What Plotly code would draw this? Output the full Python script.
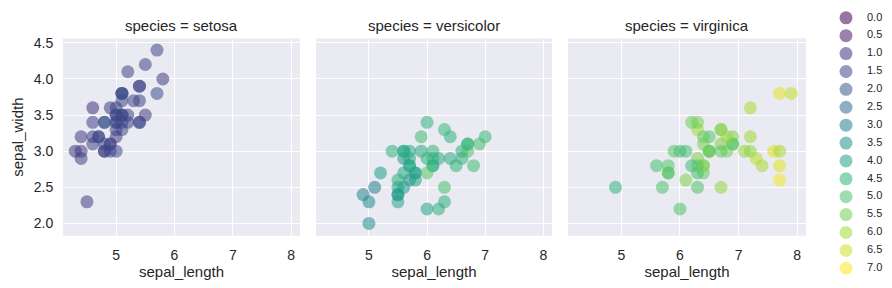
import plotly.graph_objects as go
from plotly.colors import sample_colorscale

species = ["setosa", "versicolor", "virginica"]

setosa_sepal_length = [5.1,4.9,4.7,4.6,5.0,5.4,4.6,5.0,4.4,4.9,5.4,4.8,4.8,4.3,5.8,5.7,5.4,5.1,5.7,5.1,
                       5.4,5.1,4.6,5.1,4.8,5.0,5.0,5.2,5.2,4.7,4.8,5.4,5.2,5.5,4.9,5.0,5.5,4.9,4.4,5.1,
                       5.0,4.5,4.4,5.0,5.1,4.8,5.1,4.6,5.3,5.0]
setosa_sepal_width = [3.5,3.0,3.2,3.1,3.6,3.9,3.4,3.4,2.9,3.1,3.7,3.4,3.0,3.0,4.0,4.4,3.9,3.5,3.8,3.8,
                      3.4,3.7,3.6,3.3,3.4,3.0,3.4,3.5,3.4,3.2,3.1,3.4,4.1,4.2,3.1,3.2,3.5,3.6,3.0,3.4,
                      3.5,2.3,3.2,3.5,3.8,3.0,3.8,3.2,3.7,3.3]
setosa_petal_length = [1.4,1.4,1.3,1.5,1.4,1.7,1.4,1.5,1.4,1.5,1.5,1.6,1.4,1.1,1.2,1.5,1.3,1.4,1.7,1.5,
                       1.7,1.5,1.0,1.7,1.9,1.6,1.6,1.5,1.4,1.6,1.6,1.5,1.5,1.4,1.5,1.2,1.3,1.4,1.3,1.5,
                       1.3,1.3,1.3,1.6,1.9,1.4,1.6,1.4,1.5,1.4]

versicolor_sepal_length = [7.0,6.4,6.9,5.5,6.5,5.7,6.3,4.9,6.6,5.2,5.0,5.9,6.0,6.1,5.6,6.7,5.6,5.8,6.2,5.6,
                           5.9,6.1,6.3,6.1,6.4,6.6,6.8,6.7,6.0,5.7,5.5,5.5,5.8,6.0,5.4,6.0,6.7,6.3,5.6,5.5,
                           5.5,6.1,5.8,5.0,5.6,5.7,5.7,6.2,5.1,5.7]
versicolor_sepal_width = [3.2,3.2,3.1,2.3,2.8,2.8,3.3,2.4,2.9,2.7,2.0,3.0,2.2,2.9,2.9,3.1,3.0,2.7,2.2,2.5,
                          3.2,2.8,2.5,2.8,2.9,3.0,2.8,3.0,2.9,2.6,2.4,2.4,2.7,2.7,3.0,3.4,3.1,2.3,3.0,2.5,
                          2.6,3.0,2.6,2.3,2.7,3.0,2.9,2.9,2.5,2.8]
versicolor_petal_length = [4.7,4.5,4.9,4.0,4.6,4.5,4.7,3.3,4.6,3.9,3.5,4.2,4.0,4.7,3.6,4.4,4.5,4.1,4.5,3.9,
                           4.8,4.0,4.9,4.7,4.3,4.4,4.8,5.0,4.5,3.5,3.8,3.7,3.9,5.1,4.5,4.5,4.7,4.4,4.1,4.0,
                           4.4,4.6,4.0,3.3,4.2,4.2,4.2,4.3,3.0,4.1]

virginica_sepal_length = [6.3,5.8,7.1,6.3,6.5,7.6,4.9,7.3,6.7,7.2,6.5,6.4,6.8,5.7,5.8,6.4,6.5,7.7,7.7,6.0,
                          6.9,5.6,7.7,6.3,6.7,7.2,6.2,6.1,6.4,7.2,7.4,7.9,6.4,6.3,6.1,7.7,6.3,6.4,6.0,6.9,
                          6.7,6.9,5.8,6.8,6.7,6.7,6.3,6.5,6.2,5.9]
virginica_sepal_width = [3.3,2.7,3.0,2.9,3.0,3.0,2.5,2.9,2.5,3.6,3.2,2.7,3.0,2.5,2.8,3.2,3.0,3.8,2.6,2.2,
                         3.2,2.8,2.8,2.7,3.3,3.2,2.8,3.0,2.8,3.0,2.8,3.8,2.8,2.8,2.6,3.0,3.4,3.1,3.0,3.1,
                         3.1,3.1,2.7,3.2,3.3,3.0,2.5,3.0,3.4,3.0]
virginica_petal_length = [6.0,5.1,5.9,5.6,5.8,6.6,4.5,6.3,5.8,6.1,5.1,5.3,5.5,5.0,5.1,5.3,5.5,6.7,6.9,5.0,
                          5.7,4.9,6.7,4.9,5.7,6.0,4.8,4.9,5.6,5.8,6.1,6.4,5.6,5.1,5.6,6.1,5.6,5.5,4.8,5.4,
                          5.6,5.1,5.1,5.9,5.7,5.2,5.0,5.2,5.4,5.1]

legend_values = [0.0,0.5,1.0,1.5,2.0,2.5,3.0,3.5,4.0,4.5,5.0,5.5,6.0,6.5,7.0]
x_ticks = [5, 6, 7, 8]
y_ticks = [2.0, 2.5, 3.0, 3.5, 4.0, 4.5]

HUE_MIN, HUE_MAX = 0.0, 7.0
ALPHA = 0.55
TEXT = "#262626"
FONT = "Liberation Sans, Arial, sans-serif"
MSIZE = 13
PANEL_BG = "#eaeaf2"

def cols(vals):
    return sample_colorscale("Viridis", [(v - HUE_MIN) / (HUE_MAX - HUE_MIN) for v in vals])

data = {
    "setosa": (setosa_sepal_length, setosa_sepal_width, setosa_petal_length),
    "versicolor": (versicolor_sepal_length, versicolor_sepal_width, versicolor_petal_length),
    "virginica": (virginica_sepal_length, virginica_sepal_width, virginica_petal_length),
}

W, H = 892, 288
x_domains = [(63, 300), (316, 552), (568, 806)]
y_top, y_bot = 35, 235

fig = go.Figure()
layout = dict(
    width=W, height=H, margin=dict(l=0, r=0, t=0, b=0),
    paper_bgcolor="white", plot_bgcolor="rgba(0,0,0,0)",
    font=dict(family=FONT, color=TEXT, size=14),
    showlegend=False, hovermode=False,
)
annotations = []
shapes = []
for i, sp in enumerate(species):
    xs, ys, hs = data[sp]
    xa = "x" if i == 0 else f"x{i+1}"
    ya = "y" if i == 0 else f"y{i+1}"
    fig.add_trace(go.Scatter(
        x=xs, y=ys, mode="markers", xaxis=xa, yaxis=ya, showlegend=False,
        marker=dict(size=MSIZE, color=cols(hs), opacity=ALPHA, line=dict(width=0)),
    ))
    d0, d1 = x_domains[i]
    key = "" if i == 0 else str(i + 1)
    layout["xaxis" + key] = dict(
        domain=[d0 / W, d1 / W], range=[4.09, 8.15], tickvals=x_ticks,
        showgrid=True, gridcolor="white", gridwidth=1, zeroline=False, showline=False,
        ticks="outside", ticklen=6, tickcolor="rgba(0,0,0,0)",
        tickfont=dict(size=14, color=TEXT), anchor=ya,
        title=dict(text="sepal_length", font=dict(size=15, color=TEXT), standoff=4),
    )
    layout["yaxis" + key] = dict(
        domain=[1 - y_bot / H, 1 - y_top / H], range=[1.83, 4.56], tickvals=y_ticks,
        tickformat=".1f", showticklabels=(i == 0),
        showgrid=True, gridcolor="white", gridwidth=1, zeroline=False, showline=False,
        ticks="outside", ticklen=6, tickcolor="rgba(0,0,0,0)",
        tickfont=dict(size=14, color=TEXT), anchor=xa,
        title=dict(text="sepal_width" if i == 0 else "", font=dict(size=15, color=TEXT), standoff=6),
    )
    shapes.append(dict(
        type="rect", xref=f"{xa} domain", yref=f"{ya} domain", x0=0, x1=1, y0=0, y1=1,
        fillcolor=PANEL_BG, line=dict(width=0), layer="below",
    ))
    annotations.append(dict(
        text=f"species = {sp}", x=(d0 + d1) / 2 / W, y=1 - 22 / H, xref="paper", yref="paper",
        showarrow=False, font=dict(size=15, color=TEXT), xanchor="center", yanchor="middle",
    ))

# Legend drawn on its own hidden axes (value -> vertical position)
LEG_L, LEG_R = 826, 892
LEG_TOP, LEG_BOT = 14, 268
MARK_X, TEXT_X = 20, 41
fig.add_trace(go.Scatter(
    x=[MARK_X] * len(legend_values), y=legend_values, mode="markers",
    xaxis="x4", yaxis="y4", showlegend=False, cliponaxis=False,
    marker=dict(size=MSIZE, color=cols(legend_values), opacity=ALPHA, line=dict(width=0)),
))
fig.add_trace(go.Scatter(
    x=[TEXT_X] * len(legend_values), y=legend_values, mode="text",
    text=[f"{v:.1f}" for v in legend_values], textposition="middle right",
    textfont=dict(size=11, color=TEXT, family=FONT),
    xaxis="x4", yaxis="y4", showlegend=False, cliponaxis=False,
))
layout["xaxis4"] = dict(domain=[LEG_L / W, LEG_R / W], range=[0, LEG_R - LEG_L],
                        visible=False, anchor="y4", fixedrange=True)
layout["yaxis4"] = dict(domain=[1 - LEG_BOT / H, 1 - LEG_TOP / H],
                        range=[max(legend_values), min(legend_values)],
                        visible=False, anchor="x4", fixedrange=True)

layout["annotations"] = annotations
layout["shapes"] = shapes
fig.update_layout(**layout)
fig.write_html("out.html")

────────────────────────────────────────

**The task**
Restate only the lines running from the start of the material above through the line containing "4.4,4.6,4.0,3.3,4.2,4.2,4.2,4.3,3.0,4.1]", ends included. No pictures.

**Completed exercise**
What Plotly code would draw this? Output the full Python script.
import plotly.graph_objects as go
from plotly.colors import sample_colorscale

species = ["setosa", "versicolor", "virginica"]

setosa_sepal_length = [5.1,4.9,4.7,4.6,5.0,5.4,4.6,5.0,4.4,4.9,5.4,4.8,4.8,4.3,5.8,5.7,5.4,5.1,5.7,5.1,
                       5.4,5.1,4.6,5.1,4.8,5.0,5.0,5.2,5.2,4.7,4.8,5.4,5.2,5.5,4.9,5.0,5.5,4.9,4.4,5.1,
                       5.0,4.5,4.4,5.0,5.1,4.8,5.1,4.6,5.3,5.0]
setosa_sepal_width = [3.5,3.0,3.2,3.1,3.6,3.9,3.4,3.4,2.9,3.1,3.7,3.4,3.0,3.0,4.0,4.4,3.9,3.5,3.8,3.8,
                      3.4,3.7,3.6,3.3,3.4,3.0,3.4,3.5,3.4,3.2,3.1,3.4,4.1,4.2,3.1,3.2,3.5,3.6,3.0,3.4,
                      3.5,2.3,3.2,3.5,3.8,3.0,3.8,3.2,3.7,3.3]
setosa_petal_length = [1.4,1.4,1.3,1.5,1.4,1.7,1.4,1.5,1.4,1.5,1.5,1.6,1.4,1.1,1.2,1.5,1.3,1.4,1.7,1.5,
                       1.7,1.5,1.0,1.7,1.9,1.6,1.6,1.5,1.4,1.6,1.6,1.5,1.5,1.4,1.5,1.2,1.3,1.4,1.3,1.5,
                       1.3,1.3,1.3,1.6,1.9,1.4,1.6,1.4,1.5,1.4]

versicolor_sepal_length = [7.0,6.4,6.9,5.5,6.5,5.7,6.3,4.9,6.6,5.2,5.0,5.9,6.0,6.1,5.6,6.7,5.6,5.8,6.2,5.6,
                           5.9,6.1,6.3,6.1,6.4,6.6,6.8,6.7,6.0,5.7,5.5,5.5,5.8,6.0,5.4,6.0,6.7,6.3,5.6,5.5,
                           5.5,6.1,5.8,5.0,5.6,5.7,5.7,6.2,5.1,5.7]
versicolor_sepal_width = [3.2,3.2,3.1,2.3,2.8,2.8,3.3,2.4,2.9,2.7,2.0,3.0,2.2,2.9,2.9,3.1,3.0,2.7,2.2,2.5,
                          3.2,2.8,2.5,2.8,2.9,3.0,2.8,3.0,2.9,2.6,2.4,2.4,2.7,2.7,3.0,3.4,3.1,2.3,3.0,2.5,
                          2.6,3.0,2.6,2.3,2.7,3.0,2.9,2.9,2.5,2.8]
versicolor_petal_length = [4.7,4.5,4.9,4.0,4.6,4.5,4.7,3.3,4.6,3.9,3.5,4.2,4.0,4.7,3.6,4.4,4.5,4.1,4.5,3.9,
                           4.8,4.0,4.9,4.7,4.3,4.4,4.8,5.0,4.5,3.5,3.8,3.7,3.9,5.1,4.5,4.5,4.7,4.4,4.1,4.0,
                           4.4,4.6,4.0,3.3,4.2,4.2,4.2,4.3,3.0,4.1]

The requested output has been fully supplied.